Task requirements | In the listing below, find every line containing "matplotlib" and copy it out.

Raw data |
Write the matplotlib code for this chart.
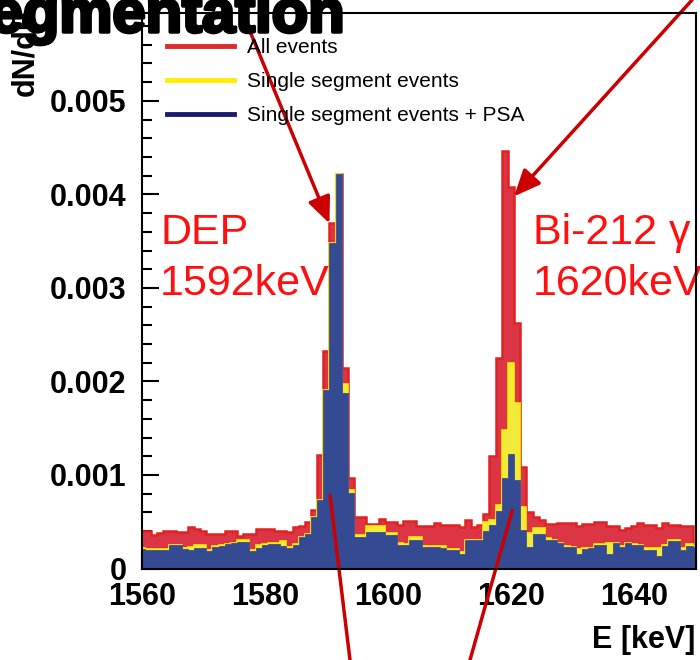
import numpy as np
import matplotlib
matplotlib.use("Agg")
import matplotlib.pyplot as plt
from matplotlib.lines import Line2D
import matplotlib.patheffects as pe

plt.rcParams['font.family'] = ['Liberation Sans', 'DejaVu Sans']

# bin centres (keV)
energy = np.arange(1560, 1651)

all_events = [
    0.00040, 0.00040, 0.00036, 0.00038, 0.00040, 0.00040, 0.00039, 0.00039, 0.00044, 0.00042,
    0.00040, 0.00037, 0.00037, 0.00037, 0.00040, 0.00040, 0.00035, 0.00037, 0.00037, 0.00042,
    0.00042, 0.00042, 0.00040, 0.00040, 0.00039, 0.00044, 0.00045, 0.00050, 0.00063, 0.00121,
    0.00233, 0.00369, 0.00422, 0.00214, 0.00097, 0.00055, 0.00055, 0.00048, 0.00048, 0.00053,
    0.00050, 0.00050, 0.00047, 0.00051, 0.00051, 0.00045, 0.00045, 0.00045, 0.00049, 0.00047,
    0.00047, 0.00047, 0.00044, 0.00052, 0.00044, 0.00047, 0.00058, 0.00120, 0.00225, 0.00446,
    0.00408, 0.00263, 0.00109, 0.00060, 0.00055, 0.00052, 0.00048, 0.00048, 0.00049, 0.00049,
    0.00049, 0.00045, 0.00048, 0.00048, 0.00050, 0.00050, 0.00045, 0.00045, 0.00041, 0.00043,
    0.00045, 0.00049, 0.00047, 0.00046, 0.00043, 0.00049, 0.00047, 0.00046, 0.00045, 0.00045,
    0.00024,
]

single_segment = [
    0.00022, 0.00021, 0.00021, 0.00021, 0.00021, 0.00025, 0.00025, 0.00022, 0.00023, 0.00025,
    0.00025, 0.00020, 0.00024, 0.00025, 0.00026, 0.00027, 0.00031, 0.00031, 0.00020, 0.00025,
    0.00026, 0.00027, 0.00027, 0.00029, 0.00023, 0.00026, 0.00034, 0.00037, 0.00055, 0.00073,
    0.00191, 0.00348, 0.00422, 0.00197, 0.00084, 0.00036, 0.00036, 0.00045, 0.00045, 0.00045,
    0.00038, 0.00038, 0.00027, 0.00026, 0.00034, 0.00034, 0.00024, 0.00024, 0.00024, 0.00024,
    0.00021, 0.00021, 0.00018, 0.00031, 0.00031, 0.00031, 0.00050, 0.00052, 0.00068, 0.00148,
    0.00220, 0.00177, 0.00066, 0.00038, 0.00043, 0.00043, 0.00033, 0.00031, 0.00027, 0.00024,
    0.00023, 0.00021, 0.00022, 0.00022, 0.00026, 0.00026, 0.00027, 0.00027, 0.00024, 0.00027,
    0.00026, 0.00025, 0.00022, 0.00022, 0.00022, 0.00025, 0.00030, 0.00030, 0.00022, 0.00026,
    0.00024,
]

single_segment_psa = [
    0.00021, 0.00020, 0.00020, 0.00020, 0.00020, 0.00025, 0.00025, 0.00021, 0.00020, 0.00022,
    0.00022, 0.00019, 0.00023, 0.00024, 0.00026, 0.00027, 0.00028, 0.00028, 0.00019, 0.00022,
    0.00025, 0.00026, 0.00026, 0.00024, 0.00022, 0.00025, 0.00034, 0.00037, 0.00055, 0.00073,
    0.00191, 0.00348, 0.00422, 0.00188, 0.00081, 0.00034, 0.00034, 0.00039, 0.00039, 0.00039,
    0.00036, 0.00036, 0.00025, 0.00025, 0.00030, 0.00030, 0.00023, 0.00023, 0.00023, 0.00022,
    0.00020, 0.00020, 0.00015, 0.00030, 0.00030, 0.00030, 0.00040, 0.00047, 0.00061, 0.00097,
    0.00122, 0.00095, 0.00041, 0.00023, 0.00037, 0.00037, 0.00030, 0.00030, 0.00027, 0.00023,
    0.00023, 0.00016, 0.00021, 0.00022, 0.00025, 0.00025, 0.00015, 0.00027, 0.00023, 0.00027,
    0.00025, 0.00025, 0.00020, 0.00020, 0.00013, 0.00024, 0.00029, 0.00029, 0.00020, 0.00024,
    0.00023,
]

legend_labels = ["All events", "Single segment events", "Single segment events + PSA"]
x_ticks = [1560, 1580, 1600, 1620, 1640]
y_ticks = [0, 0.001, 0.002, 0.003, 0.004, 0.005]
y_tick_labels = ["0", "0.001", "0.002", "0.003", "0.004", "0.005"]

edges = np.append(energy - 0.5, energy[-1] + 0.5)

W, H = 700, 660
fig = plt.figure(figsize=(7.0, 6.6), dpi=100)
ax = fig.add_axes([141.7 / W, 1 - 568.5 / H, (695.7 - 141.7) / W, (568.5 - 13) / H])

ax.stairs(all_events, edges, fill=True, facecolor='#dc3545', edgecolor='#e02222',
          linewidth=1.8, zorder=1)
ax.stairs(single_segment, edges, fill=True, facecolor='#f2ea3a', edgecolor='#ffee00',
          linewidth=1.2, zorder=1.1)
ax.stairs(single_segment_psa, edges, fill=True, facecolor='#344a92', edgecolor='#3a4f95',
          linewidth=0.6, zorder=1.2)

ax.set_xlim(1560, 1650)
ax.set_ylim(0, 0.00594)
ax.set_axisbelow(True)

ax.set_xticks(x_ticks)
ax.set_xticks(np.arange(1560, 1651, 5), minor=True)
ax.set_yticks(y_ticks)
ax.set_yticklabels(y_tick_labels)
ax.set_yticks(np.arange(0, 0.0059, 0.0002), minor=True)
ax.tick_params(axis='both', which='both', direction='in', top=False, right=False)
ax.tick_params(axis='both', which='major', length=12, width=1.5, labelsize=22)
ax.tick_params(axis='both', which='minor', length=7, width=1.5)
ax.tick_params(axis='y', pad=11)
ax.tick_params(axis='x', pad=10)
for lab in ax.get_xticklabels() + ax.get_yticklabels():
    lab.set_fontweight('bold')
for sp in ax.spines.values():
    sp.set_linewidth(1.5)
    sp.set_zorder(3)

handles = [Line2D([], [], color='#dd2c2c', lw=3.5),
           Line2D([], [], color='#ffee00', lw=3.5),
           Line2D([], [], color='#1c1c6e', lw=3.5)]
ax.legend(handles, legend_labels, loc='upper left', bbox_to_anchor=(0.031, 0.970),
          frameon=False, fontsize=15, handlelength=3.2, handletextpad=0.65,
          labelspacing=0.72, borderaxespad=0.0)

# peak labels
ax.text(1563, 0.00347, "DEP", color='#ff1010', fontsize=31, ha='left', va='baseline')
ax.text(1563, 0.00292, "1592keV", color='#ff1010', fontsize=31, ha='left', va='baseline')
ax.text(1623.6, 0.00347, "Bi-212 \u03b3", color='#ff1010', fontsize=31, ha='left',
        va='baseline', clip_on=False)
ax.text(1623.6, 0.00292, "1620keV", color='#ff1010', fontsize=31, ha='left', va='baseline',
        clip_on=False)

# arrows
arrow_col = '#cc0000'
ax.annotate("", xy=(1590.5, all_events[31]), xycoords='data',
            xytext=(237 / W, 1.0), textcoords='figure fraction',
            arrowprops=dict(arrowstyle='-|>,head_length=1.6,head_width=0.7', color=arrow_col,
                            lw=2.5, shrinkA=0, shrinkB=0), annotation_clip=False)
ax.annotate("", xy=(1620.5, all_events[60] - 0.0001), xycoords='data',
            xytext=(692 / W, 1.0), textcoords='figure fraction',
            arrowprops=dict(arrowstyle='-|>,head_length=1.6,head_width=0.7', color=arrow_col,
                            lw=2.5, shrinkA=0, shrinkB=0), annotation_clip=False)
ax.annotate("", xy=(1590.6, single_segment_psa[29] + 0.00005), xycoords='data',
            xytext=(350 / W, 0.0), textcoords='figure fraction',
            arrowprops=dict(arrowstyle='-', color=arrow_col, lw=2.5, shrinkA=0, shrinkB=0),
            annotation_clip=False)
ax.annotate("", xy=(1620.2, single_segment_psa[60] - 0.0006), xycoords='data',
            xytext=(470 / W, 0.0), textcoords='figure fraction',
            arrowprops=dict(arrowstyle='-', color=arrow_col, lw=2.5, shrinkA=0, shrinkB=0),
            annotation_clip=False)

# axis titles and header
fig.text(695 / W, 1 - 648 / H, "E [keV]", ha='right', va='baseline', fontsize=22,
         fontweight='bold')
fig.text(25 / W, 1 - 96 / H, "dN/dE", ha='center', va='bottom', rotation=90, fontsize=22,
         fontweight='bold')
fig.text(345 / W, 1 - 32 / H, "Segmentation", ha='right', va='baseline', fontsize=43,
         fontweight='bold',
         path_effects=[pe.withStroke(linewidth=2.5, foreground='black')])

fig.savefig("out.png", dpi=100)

Complete answer |
Write the matplotlib code for this chart.
import matplotlib
matplotlib.use("Agg")
import matplotlib.pyplot as plt
from matplotlib.lines import Line2D
import matplotlib.patheffects as pe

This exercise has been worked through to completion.